--- start Input material ---
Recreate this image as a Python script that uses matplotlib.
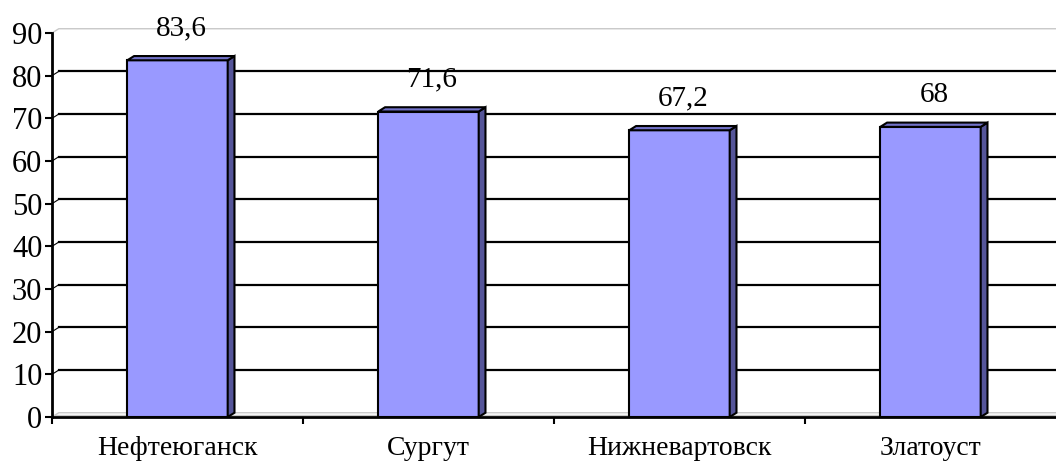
import matplotlib
matplotlib.use("Agg")
import matplotlib.pyplot as plt
from matplotlib.patches import Polygon

plt.rcParams['font.family'] = ['Liberation Serif', 'DejaVu Serif']

cities = ["Нефтеюганск", "Сургут", "Нижневартовск", "Златоуст"]
values = [83.6, 71.6, 67.2, 68]
labels = ["83,6", "71,6", "67,2", "68"]
yticks = [0, 10, 20, 30, 40, 50, 60, 70, 80, 90]

# 3d depth of the excel-style bars, in data units
DX = 0.027
DY = 1.0
W = 0.4

fig = plt.figure(figsize=(10.56, 4.61), dpi=100)
ax = fig.add_axes([52 / 1056, 44 / 461, 1004 / 1056, 384 / 461])
ax.set_xlim(-0.5, len(cities) - 0.5)
ax.set_ylim(0, 90)

# back wall gridlines
for v in yticks[1:-1]:
    ax.plot([-0.5 + DX, len(cities)], [v + DY, v + DY], color='black', lw=1.6, zorder=1, clip_on=False)
    ax.plot([-0.5, -0.5 + DX], [v, v + DY], color='black', lw=0.8, zorder=1, clip_on=False)
# top edge of wall and the floor
ax.plot([-0.5, -0.5 + DX, len(cities)], [90, 90 + DY, 90 + DY], color='#c8c8c8', lw=1, zorder=1, clip_on=False)
ax.plot([-0.5, -0.5 + DX, len(cities)], [0, DY, DY], color='#c8c8c8', lw=1, zorder=1, clip_on=False)
ax.plot([-0.5 + DX / 2, len(cities)], [DY * 0.4, DY * 0.4], color='#c8c8c8', lw=1, zorder=1, clip_on=False)

xs = list(range(len(cities)))
ax.bar(xs, values, width=W, color='#9999ff', edgecolor='black', linewidth=1.5, zorder=3)
for x, v, lab in zip(xs, values, labels):
    r = x + W / 2
    l = x - W / 2
    side = Polygon([(r, 0), (r + DX, DY), (r + DX, v + DY), (r, v)], closed=True,
                   facecolor='#555599', edgecolor='black', lw=1.5, zorder=3)
    top = Polygon([(l, v), (l + DX, v + DY), (r + DX, v + DY), (r, v)], closed=True,
                  facecolor='#7272c8', edgecolor='black', lw=1.5, zorder=3)
    ax.add_patch(side)
    ax.add_patch(top)
    ax.annotate(lab, (x + DX / 2, v + DY), xytext=(0, 20), textcoords='offset points',
                ha='center', va='center', fontsize=21)

for s in ['top', 'right']:
    ax.spines[s].set_visible(False)
for s in ['left', 'bottom']:
    ax.spines[s].set_linewidth(2)
    ax.spines[s].set_zorder(4)

ax.set_yticks(yticks)
ax.set_yticklabels([str(t) for t in yticks], fontsize=22)
ax.tick_params(axis='y', length=5, width=1.5, pad=2)

ax.set_xticks(xs)
ax.set_xticklabels(cities, fontsize=20)
ax.tick_params(axis='x', which='major', length=0, pad=14)
ax.set_xticks([x - 0.5 for x in xs], minor=True)
ax.tick_params(axis='x', which='minor', length=5, width=1.5)

fig.savefig("out.png", dpi=100)
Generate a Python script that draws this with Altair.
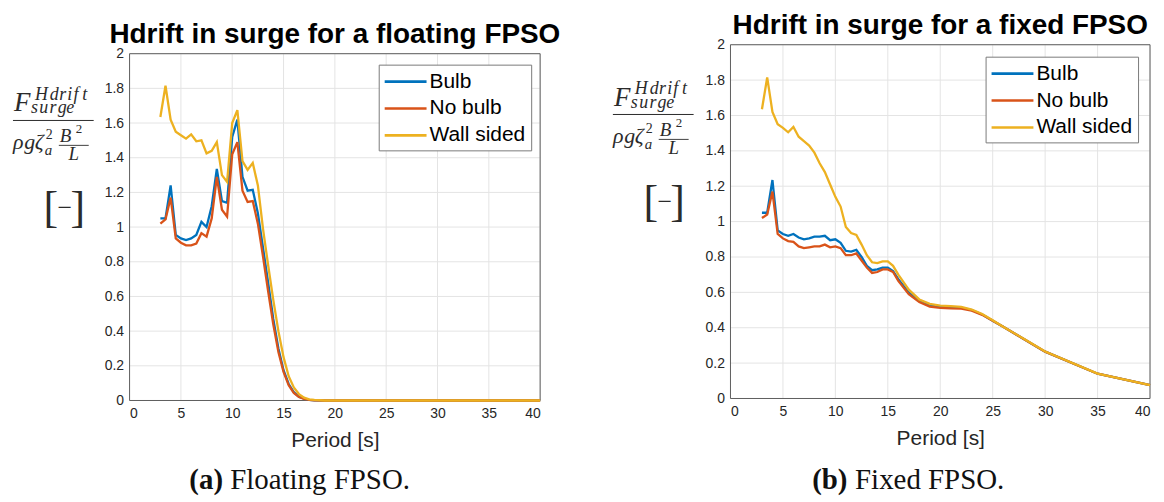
--- end Input material ---
§ Request:
Transcribe the material exactly, keeping every word and none of the pictures.

§ Written answer:
Recreate this image as a Python script that uses matplotlib.
import matplotlib
matplotlib.use("Agg")
import matplotlib.pyplot as plt
from matplotlib.patches import Polygon

plt.rcParams['font.family'] = ['Liberation Serif', 'DejaVu Serif']

cities = ["Нефтеюганск", "Сургут", "Нижневартовск", "Златоуст"]
values = [83.6, 71.6, 67.2, 68]
labels = ["83,6", "71,6", "67,2", "68"]
yticks = [0, 10, 20, 30, 40, 50, 60, 70, 80, 90]

# 3d depth of the excel-style bars, in data units
DX = 0.027
DY = 1.0
W = 0.4

fig = plt.figure(figsize=(10.56, 4.61), dpi=100)
ax = fig.add_axes([52 / 1056, 44 / 461, 1004 / 1056, 384 / 461])
ax.set_xlim(-0.5, len(cities) - 0.5)
ax.set_ylim(0, 90)

# back wall gridlines
for v in yticks[1:-1]:
    ax.plot([-0.5 + DX, len(cities)], [v + DY, v + DY], color='black', lw=1.6, zorder=1, clip_on=False)
    ax.plot([-0.5, -0.5 + DX], [v, v + DY], color='black', lw=0.8, zorder=1, clip_on=False)
# top edge of wall and the floor
ax.plot([-0.5, -0.5 + DX, len(cities)], [90, 90 + DY, 90 + DY], color='#c8c8c8', lw=1, zorder=1, clip_on=False)
ax.plot([-0.5, -0.5 + DX, len(cities)], [0, DY, DY], color='#c8c8c8', lw=1, zorder=1, clip_on=False)
ax.plot([-0.5 + DX / 2, len(cities)], [DY * 0.4, DY * 0.4], color='#c8c8c8', lw=1, zorder=1, clip_on=False)

xs = list(range(len(cities)))
ax.bar(xs, values, width=W, color='#9999ff', edgecolor='black', linewidth=1.5, zorder=3)
for x, v, lab in zip(xs, values, labels):
    r = x + W / 2
    l = x - W / 2
    side = Polygon([(r, 0), (r + DX, DY), (r + DX, v + DY), (r, v)], closed=True,
                   facecolor='#555599', edgecolor='black', lw=1.5, zorder=3)
    top = Polygon([(l, v), (l + DX, v + DY), (r + DX, v + DY), (r, v)], closed=True,
                  facecolor='#7272c8', edgecolor='black', lw=1.5, zorder=3)
    ax.add_patch(side)
    ax.add_patch(top)
    ax.annotate(lab, (x + DX / 2, v + DY), xytext=(0, 20), textcoords='offset points',
                ha='center', va='center', fontsize=21)

for s in ['top', 'right']:
    ax.spines[s].set_visible(False)
for s in ['left', 'bottom']:
    ax.spines[s].set_linewidth(2)
    ax.spines[s].set_zorder(4)

ax.set_yticks(yticks)
ax.set_yticklabels([str(t) for t in yticks], fontsize=22)
ax.tick_params(axis='y', length=5, width=1.5, pad=2)

ax.set_xticks(xs)
ax.set_xticklabels(cities, fontsize=20)
ax.tick_params(axis='x', which='major', length=0, pad=14)
ax.set_xticks([x - 0.5 for x in xs], minor=True)
ax.tick_params(axis='x', which='minor', length=5, width=1.5)

fig.savefig("out.png", dpi=100)
Generate a Python script that draws this with Altair.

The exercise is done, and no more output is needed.